Saved data entries
————

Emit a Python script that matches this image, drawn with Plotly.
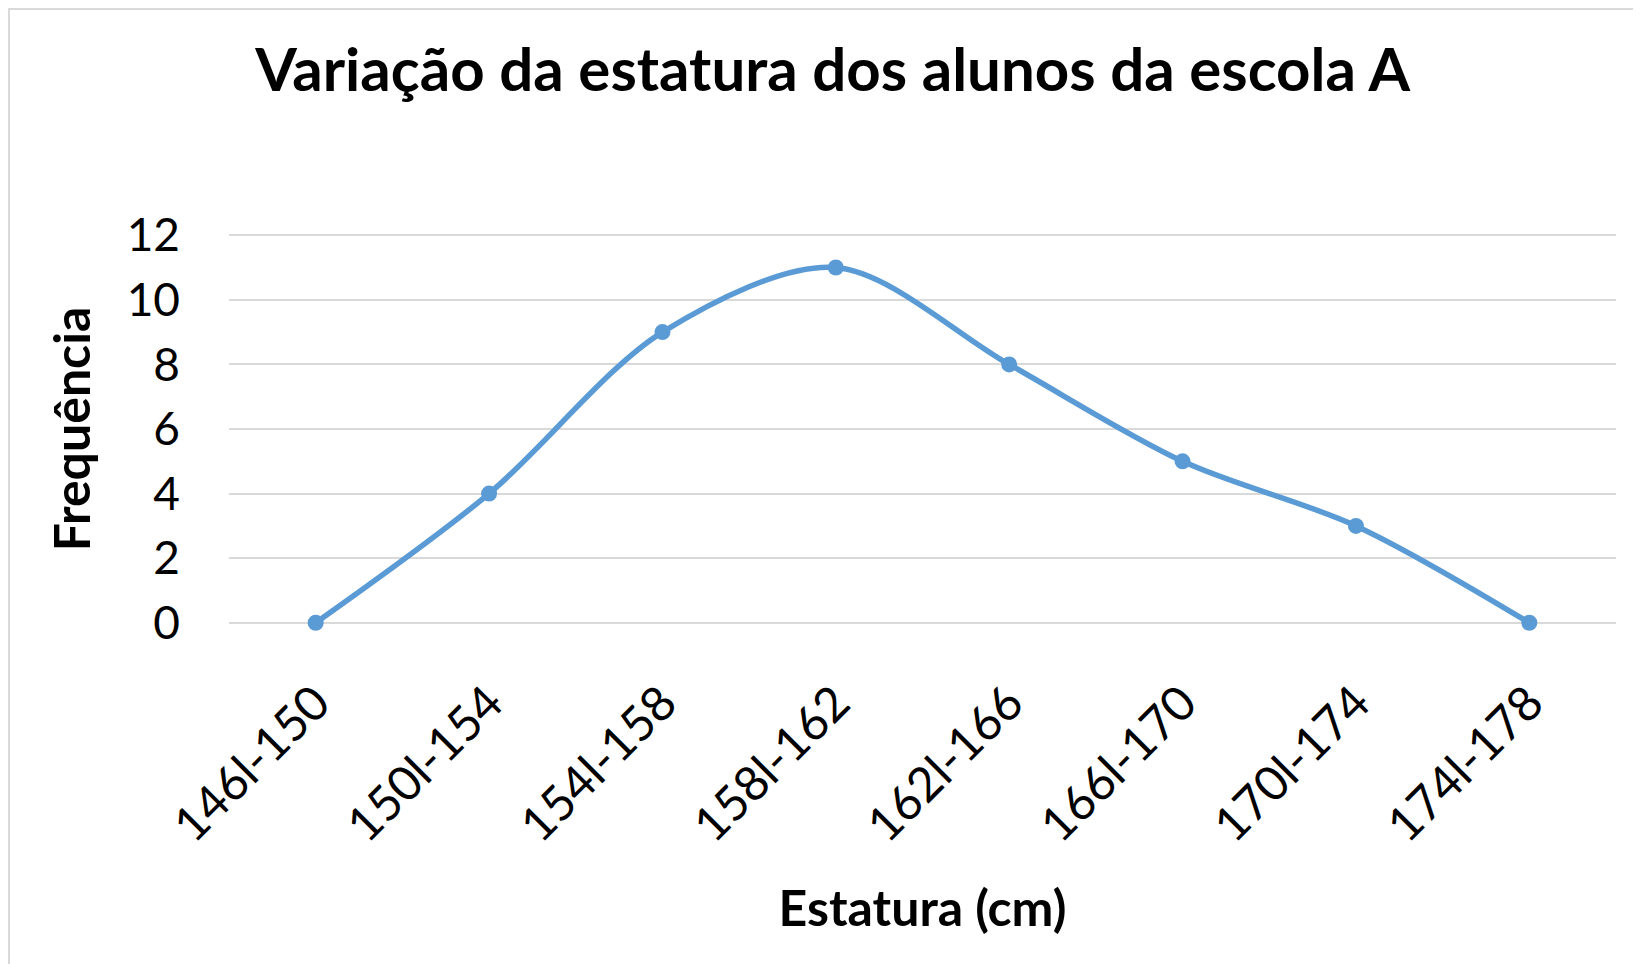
import plotly.graph_objects as go

categories = ["146l-150", "150l-154", "154l-158", "158l-162", "162l-166", "166l-170", "170l-174", "174l-178"]
frequencia = [0, 4, 9, 11, 8, 5, 3, 0]
y_ticks = [0, 2, 4, 6, 8, 10, 12]

# page body has an 8px default margin
W, H = 1633, 956
L, R, T, B = 221, 25, 224, 338
FONT = "Lato"

fig = go.Figure()
fig.add_trace(go.Scatter(
    x=categories, y=frequencia, mode="lines+markers",
    line=dict(color="#5B9BD5", width=5.5, shape="spline", smoothing=0.9),
    marker=dict(color="#5B9BD5", size=16),
    cliponaxis=False, showlegend=False,
))

pw = W - L - R
ph = H - T - B
fig.update_layout(
    width=W, height=H,
    margin=dict(l=L, r=R, t=T, b=B),
    paper_bgcolor="white", plot_bgcolor="white",
    font=dict(family=FONT, color="black"),
    title=dict(text="<b>Variação da estatura dos alunos da escola A</b>",
               x=0.505, xanchor="center", y=1 - 62 / H, yanchor="middle",
               font=dict(size=60, family=FONT, color="black")),
    xaxis=dict(type="category", range=[-0.5, len(categories) - 0.5],
               tickangle=-45, tickfont=dict(size=48, family=FONT),
               ticklabelstandoff=38,
               showgrid=False, zeroline=False, showline=False, ticks="",
               title=dict(text="<b>Estatura (cm)</b>", font=dict(size=50, family=FONT), standoff=40)),
    yaxis=dict(range=[-0.1, 12.1], tickvals=y_ticks, tickfont=dict(size=46, family=FONT),
               ticklabelstandoff=48,
               showgrid=True, gridcolor="#D9D9D9", gridwidth=2, zeroline=False,
               showline=False, ticks="",
               title=dict(text="<b>Frequência</b>", font=dict(size=50, family=FONT), standoff=20)),
    shapes=[dict(type="rect", xref="paper", yref="paper",
                 x0=(1 - L) / pw, x1=(W + 50 - L) / pw,
                 y0=(H - B - (H + 50)) / ph, y1=(H - B - 1) / ph,
                 line=dict(color="#D9D9D9", width=2), fillcolor="rgba(0,0,0,0)", layer="below")],
)
fig.write_html("out.html")
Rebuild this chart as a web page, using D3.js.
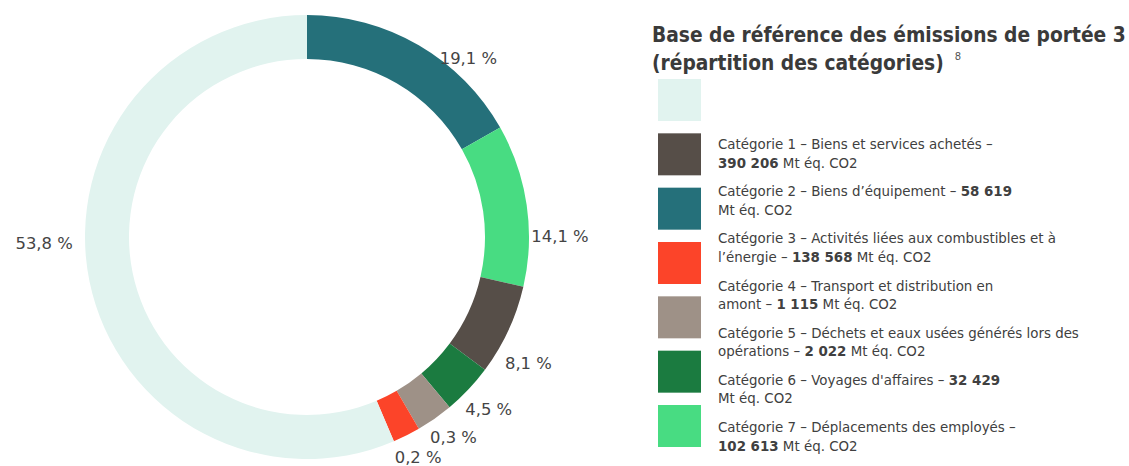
<!DOCTYPE html>
<html>
<head>
<meta charset="utf-8">
<script src="https://cdn.jsdelivr.net/npm/d3@7"></script>
<style>
  body { margin: 0; background: #fff; }
  svg text { font-family: "DejaVu Sans", Verdana, sans-serif; }
</style>
</head>
<body>
<div id="chart"></div>
<script>
// slices as drawn, clockwise from 12 o'clock
var sliceNames = ["Catégorie 2", "Catégorie 7", "Catégorie 1", "Catégorie 6", "Catégorie 4", "Catégorie 3", "Base"];
var sliceShares = [16.8, 11.8, 6.6, 3.7, 2.7, 2.0, 56.4];
var sliceLabels = ["19,1 %", "14,1 %", "8,1 %", "4,5 %", "0,3 %", "0,2 %", "53,8 %"];

// legend swatches (top to bottom)
var swatchKeys = ["Base", "Catégorie 1", "Catégorie 2", "Catégorie 3", "Catégorie 4", "Catégorie 6", "Catégorie 7"];

// legend texts, {v} marks where the bold value goes
var legendValues = ["390 206", "58 619", "138 568", "1 115", "2 022", "32 429", "102 613"];
var legendLines = [
    ["Catégorie 1 – Biens et services achetés –", "{v} Mt éq. CO2"],
    ["Catégorie 2 – Biens d’équipement – {v}", "Mt éq. CO2"],
    ["Catégorie 3 – Activités liées aux combustibles et à", "l’énergie – {v} Mt éq. CO2"],
    ["Catégorie 4 – Transport et distribution en", "amont – {v} Mt éq. CO2"],
    ["Catégorie 5 – Déchets et eaux usées générés lors des", "opérations – {v} Mt éq. CO2"],
    ["Catégorie 6 – Voyages d'affaires – {v}", "Mt éq. CO2"],
    ["Catégorie 7 – Déplacements des employés –", "{v} Mt éq. CO2"]
];

var colors = {
    "Base": "#e1f3ef",
    "Catégorie 1": "#564e48",
    "Catégorie 2": "#25707a",
    "Catégorie 3": "#fc4429",
    "Catégorie 4": "#9e9187",
    "Catégorie 6": "#1b7b40",
    "Catégorie 7": "#48dc82"
};

var width = 1129, height = 466;
var svg = d3.select("#chart").append("svg")
    .attr("width", width)
    .attr("height", height);

// donut
var cx = 307, cy = 237, outerR = 222, innerR = 178;
var pie = d3.pie().sort(null).value(function (d) { return d.value; });
var arcs = pie(sliceNames.map(function (n, i) { return { name: n, value: sliceShares[i], label: sliceLabels[i] }; }));
var arc = d3.arc().innerRadius(innerR).outerRadius(outerR);

var g = svg.append("g").attr("transform", "translate(" + cx + "," + cy + ")");
g.selectAll("path")
    .data(arcs)
    .enter().append("path")
    .attr("d", arc)
    .attr("fill", function (d) { return colors[d.data.name]; });

// label placement: angle nudge (deg) and radius per label
var labelNudge = [11.8, 8, 4.9, 0, -1.1, -0.1, 10.1];
var labelRadius = [241, 253, 255, 250, 248, 247, 263];
function labelAngle(d, i) {
    return (d.startAngle + d.endAngle) / 2 + labelNudge[i] * Math.PI / 180;
}
g.selectAll("text.pct")
    .data(arcs)
    .enter().append("text")
    .attr("class", "pct")
    .attr("x", function (d, i) { return Math.sin(labelAngle(d, i)) * labelRadius[i]; })
    .attr("y", function (d, i) { return -Math.cos(labelAngle(d, i)) * labelRadius[i]; })
    .attr("dy", "0.36em")
    .attr("text-anchor", "middle")
    .style("font-size", "16.4px")
    .style("fill", "#444")
    .text(function (d) { return d.data.label; });

// title: fitted to the reference width, then stretched to its letter height
var titleLines = ["Base de référence des émissions de portée 3", "(répartition des catégories)"];
var titleG = svg.append("g");
var titleTexts = titleLines.map(function (s, i) {
    return titleG.append("text")
        .attr("transform", "translate(652," + (42 + i * 28) + ")")
        .style("font-family", "'DejaVu Sans Condensed', 'DejaVu Sans', sans-serif")
        .style("font-size", "20px")
        .style("font-weight", "bold")
        .style("fill", "#3a3a3a")
        .text(s);
});
var titleSize = 20 * 474 / titleTexts[0].node().getComputedTextLength();
var stretch = 22 / titleSize;
titleTexts.forEach(function (t, i) {
    t.style("font-size", titleSize + "px")
        .attr("transform", "translate(652," + (42 + i * 28) + ") scale(1," + stretch + ")");
});
svg.append("text")
    .attr("x", 652 + titleTexts[1].node().getComputedTextLength() + 11)
    .attr("y", 60)
    .style("font-size", "10px")
    .style("fill", "#555")
    .text("8");

// legend swatches
var swY = d3.scaleLinear().domain([0, 6]).range([79, 405]);
var legend = svg.append("g");
legend.selectAll("rect")
    .data(swatchKeys)
    .enter().append("rect")
    .attr("x", 658)
    .attr("y", function (d, i) { return swY(i); })
    .attr("width", 43)
    .attr("height", 42)
    .attr("fill", function (d) { return colors[d]; });

// legend texts
var txY = d3.scaleLinear().domain([0, 6]).range([149, 432]);
legendLines.forEach(function (lines, i) {
    lines.forEach(function (line, j) {
        var t = legend.append("text")
            .attr("x", 718)
            .attr("y", txY(i) + j * 18.5)
            .style("font-size", "13.4px")
            .style("fill", "#404040");
        var parts = line.split("{v}");
        if (parts[0]) t.append("tspan").text(parts[0]);
        if (parts.length > 1) {
            t.append("tspan").style("font-weight", "bold").text(legendValues[i]);
            t.append("tspan").style("font-weight", "normal").text(parts[1]);
        }
    });
});
</script>
</body>
</html>
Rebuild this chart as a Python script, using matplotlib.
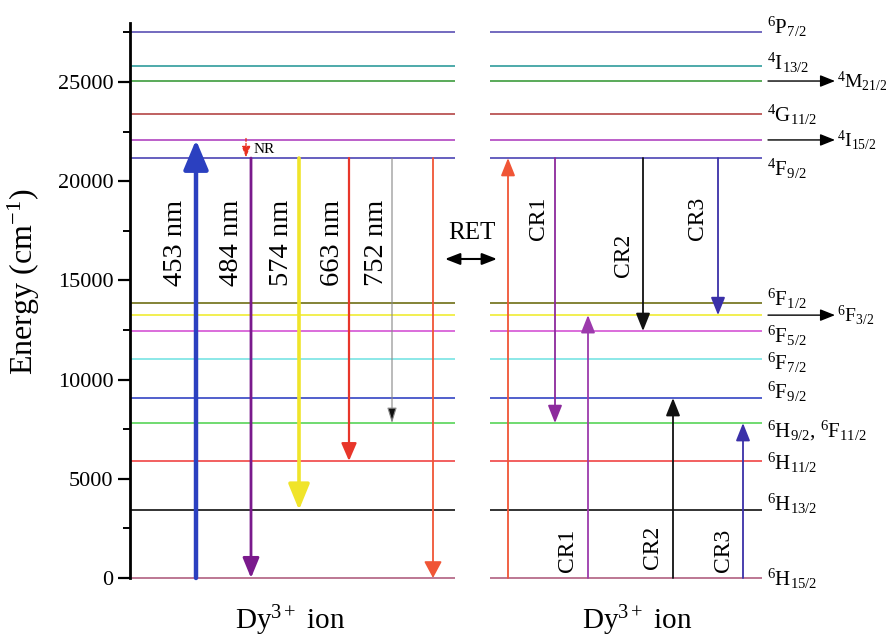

————

Stated exercise: From the records above, copy only the lines running from the line holding "Rebuild this chart as a web" through the line holding "var arc = d3.arc().innerRadius(innerR).outerRadius(outerR);", with no pictures.

Solution for this exercise:
Rebuild this chart as a web page, using D3.js.
<!DOCTYPE html>
<html>
<head>
<meta charset="utf-8">
<script src="https://cdn.jsdelivr.net/npm/d3@7"></script>
<style>
  body { margin: 0; background: #fff; }
  svg text { font-family: "DejaVu Sans", Verdana, sans-serif; }
</style>
</head>
<body>
<div id="chart"></div>
<script>
// slices as drawn, clockwise from 12 o'clock
var sliceNames = ["Catégorie 2", "Catégorie 7", "Catégorie 1", "Catégorie 6", "Catégorie 4", "Catégorie 3", "Base"];
var sliceShares = [16.8, 11.8, 6.6, 3.7, 2.7, 2.0, 56.4];
var sliceLabels = ["19,1 %", "14,1 %", "8,1 %", "4,5 %", "0,3 %", "0,2 %", "53,8 %"];

// legend swatches (top to bottom)
var swatchKeys = ["Base", "Catégorie 1", "Catégorie 2", "Catégorie 3", "Catégorie 4", "Catégorie 6", "Catégorie 7"];

// legend texts, {v} marks where the bold value goes
var legendValues = ["390 206", "58 619", "138 568", "1 115", "2 022", "32 429", "102 613"];
var legendLines = [
    ["Catégorie 1 – Biens et services achetés –", "{v} Mt éq. CO2"],
    ["Catégorie 2 – Biens d’équipement – {v}", "Mt éq. CO2"],
    ["Catégorie 3 – Activités liées aux combustibles et à", "l’énergie – {v} Mt éq. CO2"],
    ["Catégorie 4 – Transport et distribution en", "amont – {v} Mt éq. CO2"],
    ["Catégorie 5 – Déchets et eaux usées générés lors des", "opérations – {v} Mt éq. CO2"],
    ["Catégorie 6 – Voyages d'affaires – {v}", "Mt éq. CO2"],
    ["Catégorie 7 – Déplacements des employés –", "{v} Mt éq. CO2"]
];

var colors = {
    "Base": "#e1f3ef",
    "Catégorie 1": "#564e48",
    "Catégorie 2": "#25707a",
    "Catégorie 3": "#fc4429",
    "Catégorie 4": "#9e9187",
    "Catégorie 6": "#1b7b40",
    "Catégorie 7": "#48dc82"
};

var width = 1129, height = 466;
var svg = d3.select("#chart").append("svg")
    .attr("width", width)
    .attr("height", height);

// donut
var cx = 307, cy = 237, outerR = 222, innerR = 178;
var pie = d3.pie().sort(null).value(function (d) { return d.value; });
var arcs = pie(sliceNames.map(function (n, i) { return { name: n, value: sliceShares[i], label: sliceLabels[i] }; }));
var arc = d3.arc().innerRadius(innerR).outerRadius(outerR);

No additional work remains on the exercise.